1 Şubat 2019 Cuma

bir masada iki kişi: galibiyet

çayından son bir yudum aldı, masaya bıraktığı fincanı parmak uçlarıyla ortaya doğru itti. bir süre camdan dışarı, belki de apansız bastıran yağmurda ıslanmamak için koşuşan insanlara baktı. bakışlarını oradan alıp az önce masanın ortasına doğru ittiği fincana verirken konuşmaya başladı:

- galiba ben size aşık oluyorum.

- kolay bir galibiyet oldu bu.

- aşk sizin için yenmek ve yenilmek ihtiva eden bir oyunsa sevinebilirsiniz.

- konu yenmek ya da yenilmek değil.

- ne o halde?

- siz oluyorsunuz, bense oldum. bitiş çizgisini ilk geçen benim. yani kazanan.

- siz kadınları gerçekten tanımıyorsunuz.

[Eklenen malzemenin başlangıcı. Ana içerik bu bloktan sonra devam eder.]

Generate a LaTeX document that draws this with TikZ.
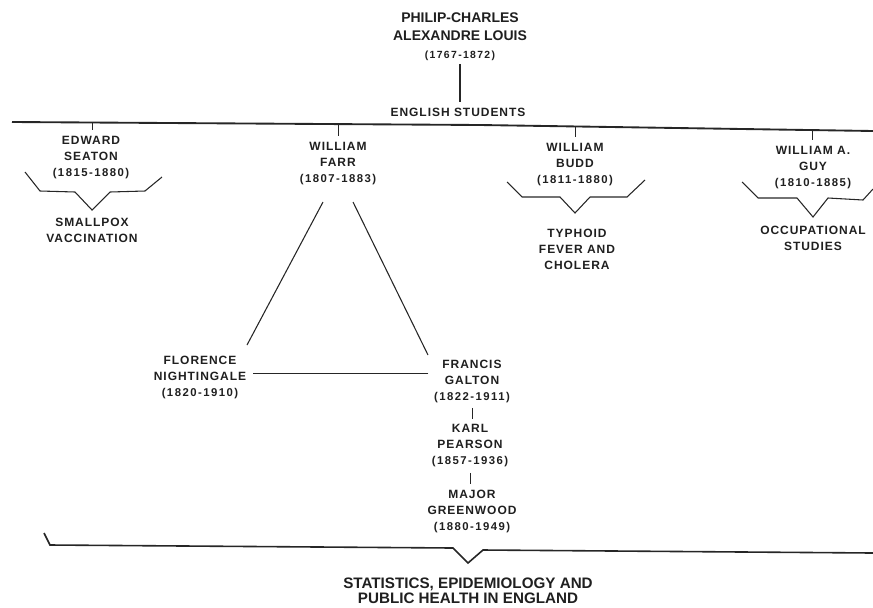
\documentclass[tikz,border=0pt]{standalone}
\usepackage{fontspec}
\setmainfont{Liberation Sans}
\newfontfamily\nmfam[LetterSpace=8]{Liberation Sans}
\newfontfamily\dtfam[LetterSpace=13]{Liberation Sans}
\newcommand\nmf{\fontsize{9}{12}\nmfam\bfseries}
\newcommand\dtf{\fontsize{8.5}{12}\dtfam\bfseries}
\begin{document}
\begin{tikzpicture}[x=0.75pt,y=-0.75pt,
  nm/.style={align=center, inner sep=0pt, font=\nmf, text=black!88},
  ln/.style={line width=0.8pt, draw=black!85},
  heavy/.style={line width=1.4pt, draw=black!85},
  tick/.style={line width=0.7pt, draw=black!85, shorten >=5pt}]
\useasboundingbox (0,0) rectangle (873,607);

% title
\node[nm, font=\fontsize{10.5}{13.5}\selectfont\bfseries] (louis) at (460,37)
  {PHILIP-CHARLES\\ALEXANDRE LOUIS\\\fontsize{7.8}{13.5}\dtfam\bfseries(1767-1872)};
\node[nm] (eng) at (458,112) {ENGLISH STUDENTS};
\draw[ln, shorten <=2pt, shorten >=4pt] (louis.south) -- (louis.south |- eng.north);

% main horizontal line
\draw[heavy] (12,122) -- (480,125) -- (873,131);
\coordinate (tS) at (92,122.5);
\coordinate (tF) at (338,124.1);
\coordinate (tB) at (575,126.5);
\coordinate (tG) at (812,130.1);

% students
\node[nm] (seaton) at (91,158) {EDWARD\\SEATON\\\dtf(1815-1880)};
\node[nm] (farr) at (338,164) {WILLIAM\\FARR\\\dtf(1807-1883)};
\node[nm] (budd) at (575,165) {WILLIAM\\BUDD\\\dtf(1811-1880)};
\node[nm] (guy) at (813,168) {WILLIAM A.\\GUY\\\dtf(1810-1885)};

\draw[tick] (tS) -- (tS |- seaton.north);
\draw[tick] (tF) -- (tF |- farr.north);
\draw[tick] (tB) -- (tB |- budd.north);
\draw[tick] (tG) -- (tG |- guy.north);

% braces
\draw[ln] (25,172) -- (40,191) -- (75,192) -- (92,210) coordinate (vS) -- (110,192) -- (145,191) -- (162,177);
\draw[ln] (507,182) -- (522,197) -- (560,197) -- (575,213) coordinate (vB) -- (590,197) -- (627,197) -- (645,180);
\draw[ln] (742,182) -- (758,198) -- (797,198) -- (813,217) coordinate (vG) -- (828,198) -- (863,200) -- (873,189);

\node[nm] (smallpox) at (92,230) {SMALLPOX\\VACCINATION};
\node[nm] (typhoid) at (577,249) {TYPHOID\\FEVER AND\\CHOLERA};
\node[nm] (occup) at (813,238.5) {OCCUPATIONAL\\STUDIES};

% Farr's circle
\node[nm] (night) at (200,377) {FLORENCE\\NIGHTINGALE\\\dtf(1820-1910)};
\node[nm] (galton) at (472,381) {FRANCIS\\GALTON\\\dtf(1822-1911)};
\node[nm] (pearson) at (470,446) {KARL\\PEARSON\\\dtf(1857-1936)};
\node[nm] (green) at (472,511) {MAJOR\\GREENWOOD\\\dtf(1880-1949)};

\coordinate (fL) at (323,202);
\coordinate (fR) at (353,202);
\coordinate (nE) at (247,345);
\coordinate (gW) at (428,355);
\draw[ln] (fL) -- (nE);
\draw[ln] (fR) -- (gW);
\coordinate (hl) at (0,373.5);
\draw[ln, shorten <=4pt, shorten >=5pt] (galton.west |- hl) -- (night.east |- hl);
\draw[ln, line width=0.7pt, shorten <=4pt, shorten >=4pt] (galton.south) -- (galton.south |- pearson.north);
\draw[ln, line width=0.7pt, shorten <=4pt, shorten >=4pt] (pearson.south) -- (pearson.south |- green.north);

% bottom brace
\draw[line width=1.2pt, draw=black!85] (44,533) -- (50,545) -- (453,548) -- (468,563) coordinate (vE) -- (483,550) -- (873,553);
\node[align=center, inner sep=0pt, text=black!88, font=\fontsize{11.4}{11.6}\selectfont\bfseries] (final) at (468,590.5)
  {STATISTICS, EPIDEMIOLOGY AND\\PUBLIC HEALTH IN ENGLAND};
\end{tikzpicture}
\end{document}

- hiçbir zaman aksini iddia etmedim.

- bir kadın, aşık oluyorum galiba, demişse çoktan olmuştur. aksi takdirde bu konunun yanına bile yaklaşmaz.

*

fark etmez, dedim içimden. zafer yine de benim. en kötü ihtimalle berabere kalırız. çünkü, ben onu görür görmez aşık olmuştum.

2 yorum:

Anna dedi ki...

sevgili vnf.
özlemiştim bu masa sohbetini. biliyorsunuz seviyorum nihayet dedim görünce. sevdim.
onların yanında oturup adama ve kadına bakıyorum ve aslında ne kadar az cümleyle ne kadar çok konuşup ne kadar az dokunduklarını görüyorum ama dokunma çabaları var ya işte o bütün bunlara müthiş bir büyü katıyor. var ile olmak arasından bir koridor açılıyor ve ben başka bir yere yürüyorum. işte böyle.
selam ile.

verbumnonfacta dedi ki...

selam... evet, selam ile başlayalım söze. ki dua olsun.
yürüyüp gittiğiniz yere selam olsun.